Detail photo of Rowland's enlistment record and Oath of Allegiance to the United States.

Using Fold3.com, a military database, Emily Long found Nathan Rowland’s enlistment papers, as well as his Oath of Allegiance to the United States after the Union won the Civil War.

Jordynn Jack, the professor over the class, says her students dove into their work wholeheartedly. “They’re not just doing research that’s already been done; they’re doing original research ­– for them that’s a really valuable thing.”

Emily Long, for example, researched the life of Nathan Rowland, a young man from Morrisville, North Carolina, who fought for the Confederacy.

“I was interested in his experience within a historical context because, to an extent I guess, we’re all products of our time,” Long says.

Working backwards from the admissions ledger, Long found Rowland’s enlistment date and regiment. From there, she researched 10 battles and skirmishes he fought in, as well as his time as a prisoner of war in Illinois and Ohio.

After a three-and-a-half-year enlistment, which was only supposed to last one year, Rowland returned to Wake County. He reported having attacks of mania, but doctors attributed that to cardiac problems. This was often the diagnosis for soldiers experiencing post-traumatic stress disorder at that time: Doctors believed their hearts had been overworked.

In 1866, Rowland was admitted to Dorothea Dix Hospital where he remained for 16 years. Although marked as “unimproved,” and removed from the hospital in 1882, he was readmitted in 1890. The ledger explains that Rowland died in 1909 of “malarial chill.”

Long gathered a detailed, decades-long account of Rowland’s life, but itched to find out more.

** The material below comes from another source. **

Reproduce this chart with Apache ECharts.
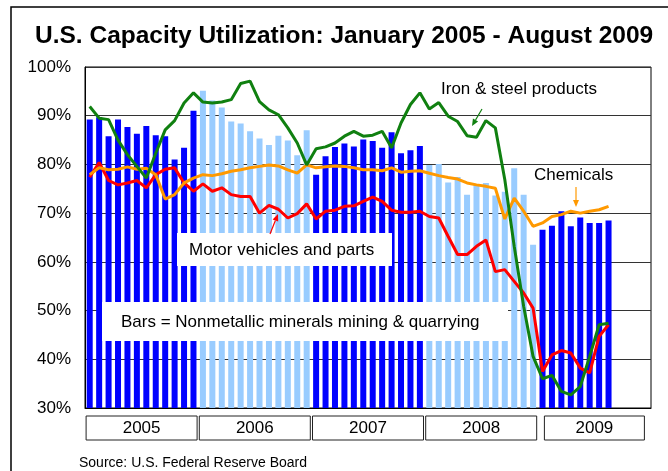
<!DOCTYPE html>
<html>
<head>
<meta charset="utf-8">
<script src="https://cdn.jsdelivr.net/npm/echarts@6/dist/echarts.min.js"></script>
<style>
  html, body { margin: 0; padding: 0; background: #fff; }
  #chart { width: 668px; height: 471px; }
</style>
</head>
<body>
<div id="chart"></div>
<script>
// Years shown on the time axis and month names used to build the 60 monthly slots
const years = ['2005', '2006', '2007', '2008', '2009'];
const monthNames = ['Jan', 'Feb', 'Mar', 'Apr', 'May', 'Jun', 'Jul', 'Aug', 'Sep', 'Oct', 'Nov', 'Dec'];

// Y-axis tick range (percent)
const yTicks = { min: 30, max: 100, step: 10 };

// Capacity utilization, % — Jan 2005 through Aug 2009
const nonmetallicMinerals = [
  89.2, 89.7, 85.8, 89.2, 87.7, 86.3, 87.9, 86.0, 85.8, 81.0, 83.4, 91.0,
  95.1, 93.1, 91.7, 88.8, 88.4, 86.8, 85.3, 84.0, 85.9, 84.9, 81.9, 87.0,
  77.9, 81.7, 83.6, 84.3, 83.7, 85.1, 84.8, 83.4, 86.6, 82.3, 82.9, 83.8,
  79.9, 80.1, 76.3, 77.4, 73.8, 76.0, 76.2, 73.6, 74.4, 79.2, 73.8, 63.5,
  66.6, 67.4, 70.4, 67.3, 69.1, 68.0, 68.0, 68.5
];
const ironSteel = [
  91.9, 89.5, 89.2, 85.0, 82.0, 79.6, 77.2, 82.3, 87.1, 89.0, 92.6, 94.7,
  92.8, 92.6, 92.8, 93.3, 96.6, 97.1, 92.9, 91.2, 90.2, 87.5, 84.4, 79.9,
  83.2, 83.6, 84.4, 85.8, 86.8, 85.8, 86.0, 86.8, 83.4, 88.5, 92.3, 94.7,
  91.4, 92.7, 89.9, 88.8, 85.9, 85.6, 89.0, 87.5, 76.9, 63.2, 50.9, 40.6,
  36.0, 36.7, 33.4, 32.7, 34.4, 40.6, 47.1, 47.4
];
const motorVehicles = [
  77.4, 80.4, 76.7, 75.8, 76.2, 76.7, 75.2, 77.9, 79.0, 79.3, 76.2, 74.5,
  76.0, 74.5, 75.2, 73.8, 73.4, 73.4, 70.0, 71.6, 70.8, 69.0, 69.9, 71.9,
  68.8, 70.4, 70.6, 71.4, 71.5, 72.4, 73.3, 72.4, 70.6, 70.2, 70.2, 70.4,
  69.3, 69.0, 65.2, 61.5, 61.5, 63.2, 64.5, 58.0, 58.4, 56.0, 53.6, 50.5,
  37.5, 40.9, 41.8, 41.3, 38.2, 37.2, 44.7, 47.1
];
const chemicals = [
  77.9, 79.3, 78.9, 79.0, 79.5, 79.0, 79.2, 77.9, 72.9, 73.8, 76.2, 77.2,
  77.9, 77.7, 78.1, 78.6, 78.9, 79.3, 79.6, 79.9, 79.7, 78.9, 78.2, 79.9,
  79.3, 79.5, 79.7, 79.6, 79.3, 78.9, 78.9, 78.7, 79.3, 78.4, 78.6, 78.7,
  78.2, 77.7, 77.3, 77.0, 76.2, 75.8, 75.5, 75.1, 68.8, 73.1, 70.4, 67.3,
  68.0, 69.3, 69.7, 70.4, 70.0, 70.4, 70.7, 71.4
];

const months = [];
years.forEach(y => monthNames.forEach(m => months.push(m + ' ' + y)));

const FONT = "'Liberation Sans', Arial, Helvetica, sans-serif";
const chart = echarts.init(document.getElementById('chart'), null, { renderer: 'canvas' });

// Thin annotation arrow: shaft plus a filled head at the (x2, y2) end
function arrow(x1, y1, x2, y2, color) {
  const dx = x2 - x1, dy = y2 - y1, len = Math.hypot(dx, dy);
  const ux = dx / len, uy = dy / len, hl = 7, hw = 3;
  const bx = x2 - ux * hl, by = y2 - uy * hl;
  return [
    { type: 'line', z: 120, shape: { x1: x1, y1: y1, x2: bx, y2: by },
      style: { stroke: color, lineWidth: 1.2 } },
    { type: 'polygon', z: 120,
      shape: { points: [[x2, y2], [bx - uy * hw, by + ux * hw], [bx + uy * hw, by - ux * hw]] },
      style: { fill: color } }
  ];
}

function label(text, x, y, size) {
  return {
    type: 'text', z: 110, x: x, y: y,
    style: { text: text, font: (size || 17) + 'px ' + FONT, fill: '#000', textVerticalAlign: 'middle' }
  };
}

const option = {
  animation: false,
  backgroundColor: '#fff',
  title: {
    text: 'U.S. Capacity Utilization: January 2005 - August 2009',
    left: 30, top: 19,
    textStyle: { fontFamily: FONT, fontSize: 24.5, fontWeight: 'bold', color: '#000' }
  },
  grid: {
    left: 85, right: 17, top: 67, bottom: 63,
    show: true, borderColor: '#000', borderWidth: 1, backgroundColor: 'transparent'
  },
  xAxis: [
    {
      type: 'category', data: months, boundaryGap: true,
      axisLine: { show: true, lineStyle: { color: '#000' } },
      axisTick: { show: false }, axisLabel: { show: false }, splitLine: { show: false }
    },
    {
      type: 'category', data: years, position: 'bottom', boundaryGap: true,
      axisLine: { show: false }, axisTick: { show: false }, splitLine: { show: false },
      axisLabel: {
        margin: 8,
        formatter: (v, i) => (i === years.length - 1 ? '{s|' + v + '}' : '{w|' + v + '}'),
        rich: {
          w: { width: 111, height: 24, lineHeight: 24, align: 'center', fontSize: 17,
               fontFamily: FONT, color: '#000', borderColor: '#222', borderWidth: 1 },
          s: { width: 100, height: 24, lineHeight: 24, align: 'center', fontSize: 17,
               fontFamily: FONT, color: '#000', borderColor: '#222', borderWidth: 1 }
        }
      }
    }
  ],
  yAxis: {
    type: 'value', min: yTicks.min, max: yTicks.max, interval: yTicks.step,
    axisLine: { show: true, lineStyle: { color: '#000' } },
    axisTick: { show: false },
    axisLabel: { formatter: '{value}%', fontSize: 17, fontFamily: FONT, color: '#000', margin: 14 },
    splitLine: { show: true, lineStyle: { color: '#333', width: 1 } }
  },
  series: [
    {
      name: 'Nonmetallic minerals mining & quarrying', type: 'bar',
      data: nonmetallicMinerals, barWidth: 6,
      itemStyle: {
        color: p => (Math.floor(p.dataIndex / 12) % 2 === 0 ? '#0000FF' : '#99CCFF')
      }
    },
    {
      name: 'Motor vehicles and parts', type: 'line', data: motorVehicles,
      symbol: 'none', lineStyle: { color: '#FF0000', width: 3 }
    },
    {
      name: 'Chemicals', type: 'line', data: chemicals,
      symbol: 'none', lineStyle: { color: '#FF9900', width: 3 }
    },
    {
      name: 'Iron & steel products', type: 'line', data: ironSteel,
      symbol: 'none', lineStyle: { color: '#108010', width: 3 }
    }
  ],
  graphic: [
    // page frame
    { type: 'rect', z: 1, shape: { x: 11, y: 7, width: 720, height: 520 },
      style: { fill: 'none', stroke: '#000', lineWidth: 1.5 } },
    // white label panels over the bars
    { type: 'rect', z: 100, shape: { x: 177, y: 233, width: 215, height: 33 },
      style: { fill: '#fff' } },
    { type: 'rect', z: 100, shape: { x: 102, y: 302, width: 406, height: 39 },
      style: { fill: '#fff' } },
    label('Motor vehicles and parts', 189, 250),
    label('Bars = Nonmetallic minerals mining & quarrying', 121, 322),
    label('Iron & steel products', 441, 89),
    label('Chemicals', 534, 175),
    label('Source: U.S. Federal Reserve Board', 79, 463, 14),
    ...arrow(482, 109, 472, 126, '#108010'),
    ...arrow(576, 187, 576, 207, '#FF9900'),
    ...arrow(270, 234, 278, 214, '#FF0000')
  ]
};

chart.setOption(option);
</script>
</body>
</html>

The experience of uncovering the life of someone who lived over 150 years ago was worth this frustration, she says.

“In a lot of courses, you don’t get to do as much hands-on stuff,” she says. “I thought it was cool we got to go through and try to figure out details of these peoples’ lives and what their experiences might have been like.”

Community Histories Workshop members hope visitors to the park will share that same eagerness to learn.